Il n'est pas très abondant et ne voyage pas en bandes comme les grives. Et vous tuerez bien plus de grives que de merles. D'aucuns vous diront qu'il vaut mieux ainsi, car ce n'est que faute des unes que l'on mange les autres. Voire ! Car s'il ne vaut pas la grive commune, notre jolie musicienne, n'ayant pas comme elle, sous son plumage, ces rondeurs lisses et blanches de graisse qui font d'elle un mets de roi ; s'il ne vaut pas non plus sa cousine, la grive mauvis aux retroussis cuivrés, il supporte fort bien la comparaison, et souvent à son avantage, avec une draine bourrée de gui ou une litorne amaigrie par les mauvais temps d'hiver. Et pas un chasseur, d'ailleurs, qui ne se refuse à l'occasion à lui envoyer sa grenaille.

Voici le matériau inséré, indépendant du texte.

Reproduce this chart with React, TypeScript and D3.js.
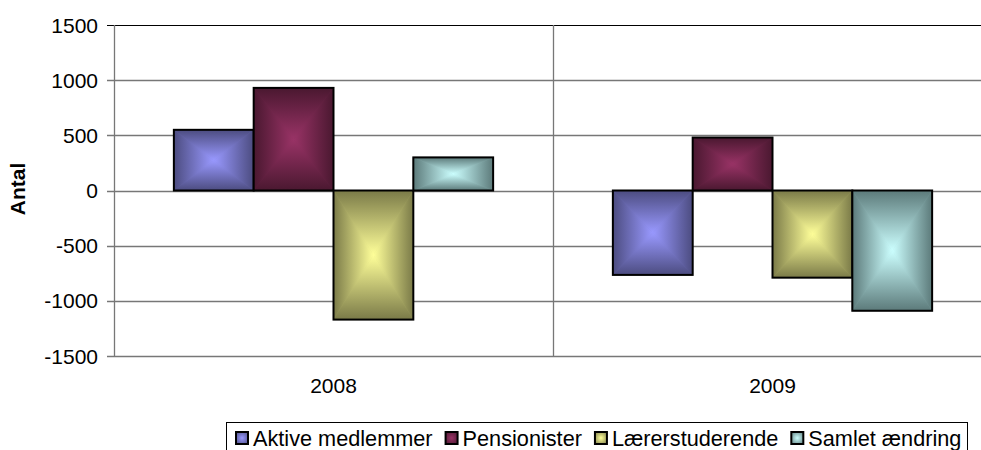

Je l'ai toujours, quant à moi, mis avec plaisir dans mon filet et ne me cache pas d'avoir passé des heures à l'attendre. Il me souvient de quelques coins favoris où je guettais ainsi, dans l'aube naissante, sa venue bruyante et rapide. Tel sorbier en plein bois, tel alisier de bordure ont vu maintes fois, sous mon plomb, choir sa petite silhouette sombre, tandis que voltigeaient dans l'air du matin quelques plumes légères. En septembre, notamment, un gros sureau poussé à l'orée d'un grand bois parmi un épais fourré de fougères voyait venir pâturer les merles avant que sorbes et alises fussent mûres. Il fallait, à l'avance, bien dégager le dessous de l'arbuste afin de ne pas perdre les blessés, à la condition toutefois d'y arriver rapidement. Et je restais là, loin de la ville, au sein des calmes étendues sylvestres, tandis que, parfois, la brume matinale des premières journées d'automne entourait de mystère l'immensité des bois. Seul résonnait, dans la grande solitude du vallon, le gloussement des oiseaux se glissant au travers des fougères et des ronciers pour arriver jusqu'au sureau surchargé de grappes noires, ou quelque bruyant battement d'ailes de ramier dans les pins.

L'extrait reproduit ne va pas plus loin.